NEW YORK, Aug.1 (Yonhap) — The two Koreas have informally teamed up against Japan in a war of diplomacy in the United Nations on the naming of the waters near them, sources said Wednesday.

The 10th United Nations Conference on the Standardization of Geographical Names open earlier this week at the U.N. headquarters here, setting the stage for experts from around the world to discuss key issues relating to the handling of place names.

International organizations formally call the waters between the Korean Peninsula and Japan the Sea of Japan. But South and North Korea insist its original name is the East Sea and that should be used at least concurrently.

South Korean delegates are trying to publicize a nonbinding practice of using both of the names in case of disputes between countries, according to a U.N. source.

“North Korea directly requested the dual use of the names,” the source said, requesting anonymity. “South and North Korea are taking a virtually cooperative approach.”

But Japan claims that the single name should be maintained.

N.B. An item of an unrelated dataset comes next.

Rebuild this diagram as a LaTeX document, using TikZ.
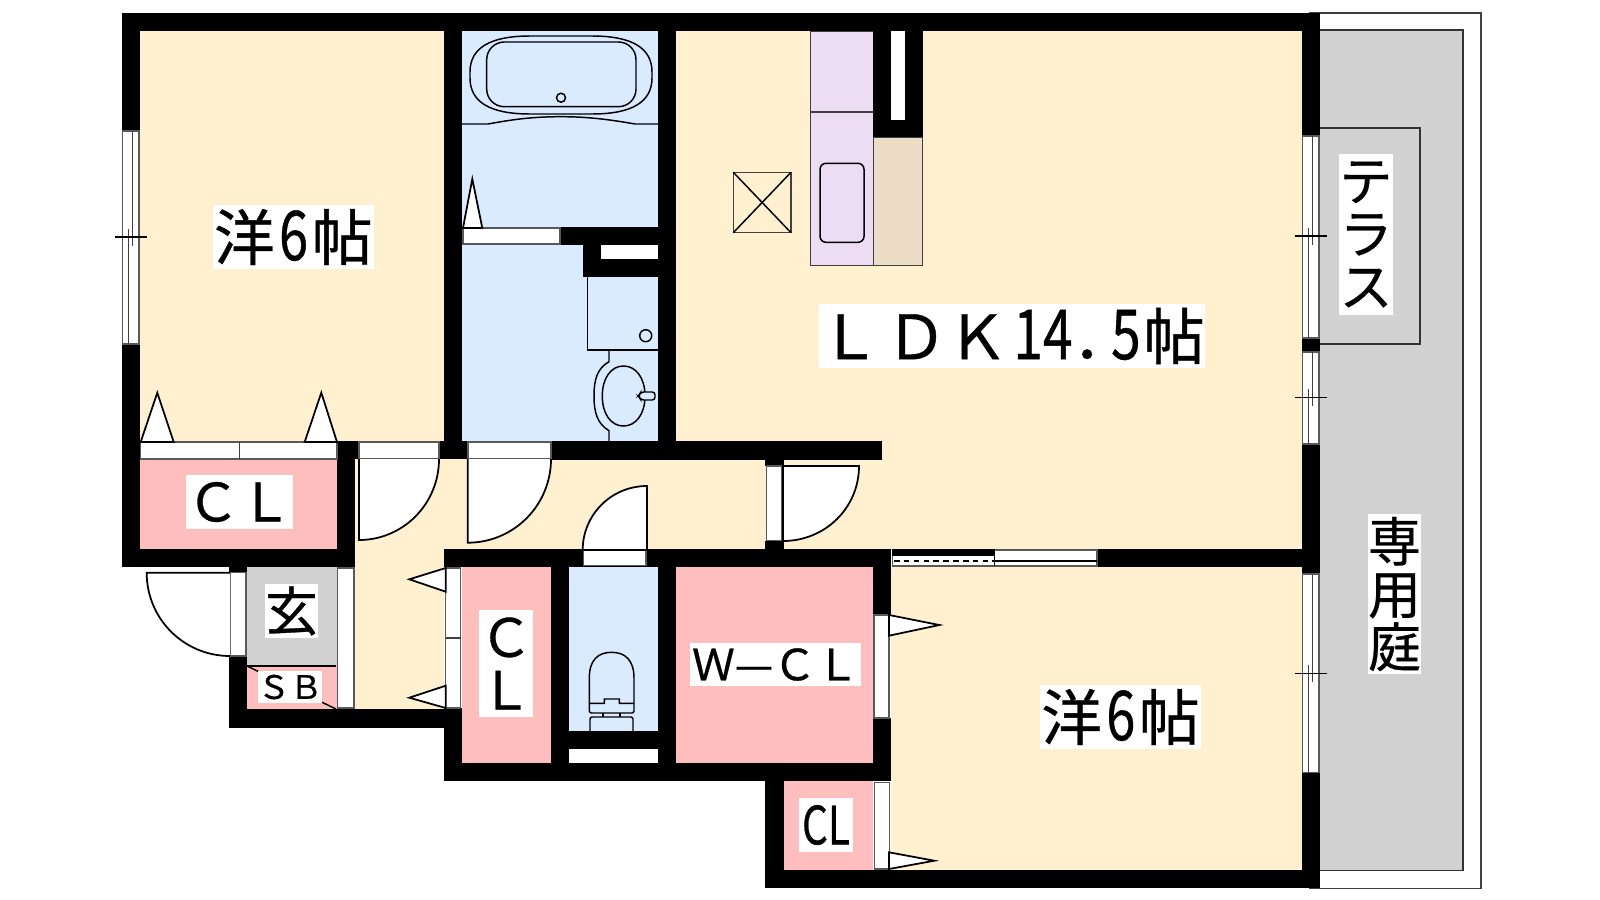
\documentclass[tikz,border=0pt]{standalone}
\usepackage{fontspec}
\usepackage{graphicx}
\setmainfont{Liberation Sans}
\newfontfamily\jp[FakeBold=0.6]{Noto Sans CJK JP}
\newcommand\jpf[1]{\jp\fontsize{#1}{#1}\selectfont}
\definecolor{beige}{HTML}{FFF0D0}
\definecolor{bluef}{HTML}{DBEBFF}
\definecolor{pinkf}{HTML}{FFBEBE}
\definecolor{grayf}{HTML}{D2D2D2}
\definecolor{purplef}{HTML}{ECDDF5}
\definecolor{tanf}{HTML}{EEDDC6}
\tikzset{
  wall/.style={fill=black,draw=none},
  thinl/.style={draw=black,line width=.42pt},
  grayl/.style={draw=black!75,line width=.42pt},
  bandbox/.style={fill=white,draw=black!65,line width=.4pt},
  swing/.style={fill=white,draw=black,line width=.5pt},
  lab/.style={fill=white,inner sep=0pt,outer sep=0pt,align=center,text=black},
}
% sliding window strip: x0, ytop, ybot, ytick
\newcommand\slidewin[4]{%
  \begin{scope}[shift={(#1,0)}]
    \path[bandbox] (0,#2) rectangle (16.3,#3);
    \draw[grayl] (10,#2) -- (10,#4+9);
    \draw[grayl] (5.7,#4-8) -- (5.7,#3);
    \draw[thinl] (-8,#4) -- (24.3,#4);
  \end{scope}}
\begin{document}
\begin{tikzpicture}[x=0.01cm,y=-0.01cm]
\useasboundingbox (0,0) rectangle (1600,900);
\fill[white] (0,0) rectangle (1600,900);
% yard
\draw[grayl,line width=.5pt] (1310,13) rectangle (1481,888.5);
\path[fill=grayf,draw=black!80,line width=.5pt] (1315,30) rectangle (1462.7,870.5);
\draw[draw=black!80,line width=.5pt] (1315,128) rectangle (1420,343.7);
% rooms
\fill[beige] (140,31) rectangle (444,442);
\fill[beige] (676,31) rectangle (1302,549);
\fill[beige] (355,459) rectangle (1302,549);
\fill[beige] (355,459) rectangle (444,709);
\fill[beige] (891,567) rectangle (1302,870);
\fill[bluef] (462,31) rectangle (658,442);
\fill[bluef] (569,567) rectangle (658,731);
\fill[pinkf] (140,459) rectangle (337,549);
\fill[pinkf] (462,567) rectangle (551,763);
\fill[pinkf] (676,567) rectangle (873,763);
\fill[pinkf] (784,781) rectangle (873,870);
\fill[grayf] (247,567) rectangle (337,666);
\fill[pinkf] (247,666) rectangle (337,709);
\draw[thinl] (247,666) -- (336,666);
\draw[thinl] (247,666) -- (336,709);
% kitchen
\path[fill=purplef,grayl] (810.3,31) rectangle (873.3,265.7);
\draw[grayl] (810.3,112) -- (873.3,112);
\draw[thinl,rounded corners=1.7pt] (820,163.3) rectangle (864,242.3);
\path[fill=tanf,grayl] (873.5,137) rectangle (922.7,265.7);
\draw[grayl] (733.3,172.3) rectangle (791,232.7);
\draw[thinl] (733.3,172.3) -- (791,232.7) (733.3,232.7) -- (791,172.3);
% bath
\draw[thinl] (530,36) -- (592,36) .. controls (632,36) and (652,48) .. (652,72) -- (652,78) .. controls (652,102) and (632,114) .. (592,114) -- (530,114) .. controls (490,114) and (470,102) .. (470,78) -- (470,72) .. controls (470,48) and (490,36) .. (530,36);
\draw[thinl,rounded corners=5pt] (486.7,42) rectangle (636,106.7);
\draw[thinl] (561,97.7) circle[radius=4.5];
\draw[thinl] (462,124) -- (488,124) .. controls (510,120) and (530,116.7) .. (561,116.7) .. controls (590,116.7) and (612,120) .. (635,124) -- (658,124);
% wash basin
\draw[thinl] (587.3,276.7) -- (587.3,350) -- (658,350);
\draw[thinl] (645.7,335.7) circle[radius=6];
\draw[thinl] (609,350) -- (609,361.7) .. controls (598,368) and (594,378) .. (594,396) .. controls (594,414) and (598,424) .. (609,430.7) -- (609,441);
\draw[thinl] (623.5,366) .. controls (636,366) and (645,378) .. (645,396) .. controls (645,414) and (636,426) .. (623.5,426) .. controls (611,426) and (602.3,414) .. (602.3,396) .. controls (602.3,378) and (611,366) .. (623.5,366);
\draw[thinl,fill=bluef,rounded corners=.8pt] (655,392) -- (641,392) -- (638.3,396) -- (641,400) -- (655,400) -- cycle;
% toilet
\draw[thinl] (589.3,703.3) -- (589.3,678) .. controls (589.3,660) and (598,652.3) .. (611.6,652.3) .. controls (625,652.3) and (634,660) .. (634,678) -- (634,703.3) -- (619.3,703.3) -- (619.3,699) -- (604.3,699) -- (604.3,703.3) -- cycle;
\draw[thinl,rounded corners=.6pt] (589.3,703.3) -- (589.3,713) -- (634,713) -- (634,703.3);
\draw[thinl] (603,713) -- (603,717) (620,713) -- (620,717);
\draw[thinl,rounded corners=.6pt] (590,731) -- (590,717) -- (633,717) -- (633,731);
% walls
\fill[wall] (122,13) rectangle (1320,31);
\fill[wall] (122,13) rectangle (140,131);
\fill[wall] (122,344) rectangle (140,567);
\fill[wall] (122,549) rectangle (355,567);
\fill[wall] (337,441) rectangle (355,567);
\fill[wall] (337,441) rectangle (359,459);
\fill[wall] (444,31) rectangle (462,441);
\fill[wall] (439,441) rectangle (468,459);
\fill[wall] (551,441) rectangle (882,460);
\fill[wall] (658,31) rectangle (676,441);
\fill[wall] (560,227) rectangle (658,245);
\fill[wall] (583,245) rectangle (601,277);
\fill[wall] (583,259) rectangle (658,277);
\fill[white] (601,245) rectangle (658,259);
\fill[wall] (765,460) rectangle (784,466);
\fill[wall] (765,541) rectangle (784,549);
\fill[wall] (444,549) rectangle (891,567);
\fill[wall] (444,708) rectangle (462,781);
\fill[wall] (229,567) rectangle (247,573);
\fill[wall] (229,656) rectangle (247,728);
\fill[wall] (229,709) rectangle (462,728);
\fill[wall] (551,549) rectangle (569,781);
\fill[wall] (658,549) rectangle (676,781);
\fill[wall] (569,731) rectangle (658,749);
\fill[wall] (444,763) rectangle (891,781);
\fill[wall] (873,567) rectangle (891,615);
\fill[wall] (873,718) rectangle (891,781);
\fill[wall] (765,763) rectangle (784,888);
\fill[wall] (765,870) rectangle (1320,888);
\fill[wall] (1302,13) rectangle (1320,136);
\fill[wall] (1302,338) rectangle (1320,352);
\fill[wall] (1302,444) rectangle (1320,888);
\fill[wall] (1097,549) rectangle (1320,567);
\fill[wall] (873,31) rectangle (923,137);
\fill[white] (891,31) rectangle (905,120);
\fill[white] (569,749) rectangle (658,763);
% closet and door bands
\path[bandbox] (140.7,442) rectangle (337,459);
\draw[grayl] (239.7,442) -- (239.7,459);
\path[bandbox] (359,442) rectangle (439,459);
\path[bandbox] (468,442) rectangle (551,459);
\path[bandbox] (463,228) rectangle (560,244);
\path[bandbox] (583.3,550.7) rectangle (646,565.7);
\path[bandbox] (766.7,466) rectangle (782,540.7);
\path[bandbox] (230.7,572.7) rectangle (246,656);
\path[bandbox] (337.5,568) rectangle (354,708);
\path[bandbox] (445.7,568) rectangle (460.7,708);
\draw[grayl] (445.7,638) -- (460.7,638);
\path[bandbox] (874,615) rectangle (889,718);
\path[bandbox] (874.3,782.3) rectangle (889.3,869);
% folding door triangles
\path[swing] (140.7,442) -- (157.3,392.7) -- (173.7,442) -- cycle;
\path[swing] (304.7,442) -- (321.3,392.7) -- (337,442) -- cycle;
\path[swing] (463,228) -- (472.3,179) -- (482.3,228) -- cycle;
\path[swing] (445.7,568) -- (409.3,579.3) -- (445.7,591.7) -- cycle;
\path[swing] (445.7,685.7) -- (409.3,697.7) -- (445.7,708) -- cycle;
\path[swing] (889,615) -- (939.3,625) -- (889,635.7) -- cycle;
\path[swing] (889,852.3) -- (934.3,860.7) -- (889,869) -- cycle;
% door swings
\path[swing] (359,459) -- (359,540) .. controls (403,540) and (439,504) .. (439,459);
\path[swing] (467.7,459) -- (467.7,542.7) .. controls (514,542.7) and (551,505) .. (551,459);
\path[swing] (230,572.7) -- (146.7,572.7) .. controls (146.7,619) and (184,656) .. (230,656);
\path[swing] (647,550) -- (647,486) .. controls (611,486) and (582.7,515) .. (582.7,550) -- cycle;
\path[swing] (783,466) -- (859,466) .. controls (859,508) and (825,541) .. (783,541) -- cycle;
% sliding door between LDK and bedroom
\path[bandbox] (892.3,550) rectangle (1097,566);
\fill[wall] (892.3,549) rectangle (994.3,556);
\draw[thinl] (994.3,549) -- (994.3,566);
\draw[thinl,line width=.5pt] (994.3,561) -- (1097,561);
\draw[thinl,line width=.5pt,dash pattern=on 1.6pt off 1.2pt] (894,560.7) -- (994.3,560.7);
% sliding windows
\slidewin{122.7}{131}{344}{237}
\slidewin{1302.7}{136}{338}{236}
\slidewin{1302.7}{352}{444}{397.3}
\slidewin{1302.7}{574}{772.7}{673.3}
% labels
\node[lab,minimum width=1.61cm,minimum height=.64cm,font=\jpf{17.3pt}] (bedone) at (293.3,237) {\makebox[0pt]{洋\kern1.2pt\scalebox{.86}[1.13]{6}\kern1pt帖}};
\node[lab,minimum width=1.61cm,minimum height=.64cm,font=\jpf{17.3pt}] (bedtwo) at (1120.5,717) {\makebox[0pt]{洋\kern1.2pt\scalebox{.86}[1.13]{6}\kern1pt帖}};
\node[lab,minimum width=3.86cm,minimum height=.64cm,font=\jpf{17.4pt}] (ldk) at (1012,336) {\makebox[0pt]{Ｌ\kern1.5ptＤＫ\kern1.5pt\scalebox{.87}[1.13]{14}．\kern-6.4pt\scalebox{.87}[1.13]{5}\kern.8pt帖}};
\node[lab,minimum width=1.07cm,minimum height=.54cm,font=\jpf{15pt}] (clone) at (239.5,502) {ＣＬ};
\node[lab,minimum width=.53cm,minimum height=.54cm,font=\jpf{15pt}] (gen) at (291.5,611) {\makebox[0pt]{玄}};
\node[lab,minimum width=.64cm,minimum height=.32cm,font=\jpf{9.2pt}] (sb) at (290,687) {ＳＢ};
\node[lab,minimum width=.54cm,minimum height=1.07cm,font=\jpf{15pt}] (cltwo) at (506,663.5) {Ｃ\\Ｌ};
\node[lab,minimum width=1.71cm,minimum height=.43cm,font=\jpf{12.2pt}] (wcl) at (775.5,664.5) {Ｗ—ＣＬ};
\node[lab,minimum width=.54cm,minimum height=.54cm,font=\jpf{15pt}] (clthree) at (826,825) {\scalebox{.77}[1]{CL}};
\node[lab,minimum width=.54cm,minimum height=1.61cm,font=\jpf{15pt}] (terrace) at (1366,234.5) {テ\\ラ\\ス};
\node[lab,minimum width=.53cm,minimum height=1.6cm,font=\jpf{15pt}] (yard) at (1394.5,594) {専\\用\\庭};
\end{tikzpicture}
\end{document}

The ongoing U.N. conference is not aimed at produce a conclusion on the sensitive issue but it is important in enhancing the awareness and understanding of the international community.

During a meeting of the International Hydrographic Organization (IHO) in April, the South Korean government made a strong pitch for the East Sea to be used in the official maps of the international community.

The IHO, however, decided not to revise its current “Sea of Japan” appellation this time. The next session will be held in 2017.

Meanwhile, the U.S. made clear its longstanding policy of using a single name for the waters between Korea and Japan.

The State Department said, “We understand that the Republic of Korea uses a different term.”

The U.S., a key ally of both South Korea and Japan, has encouraged the two sides to “work together to reach a mutually agreeable way forward with the International Hydrographic Organization on this issue,” it added.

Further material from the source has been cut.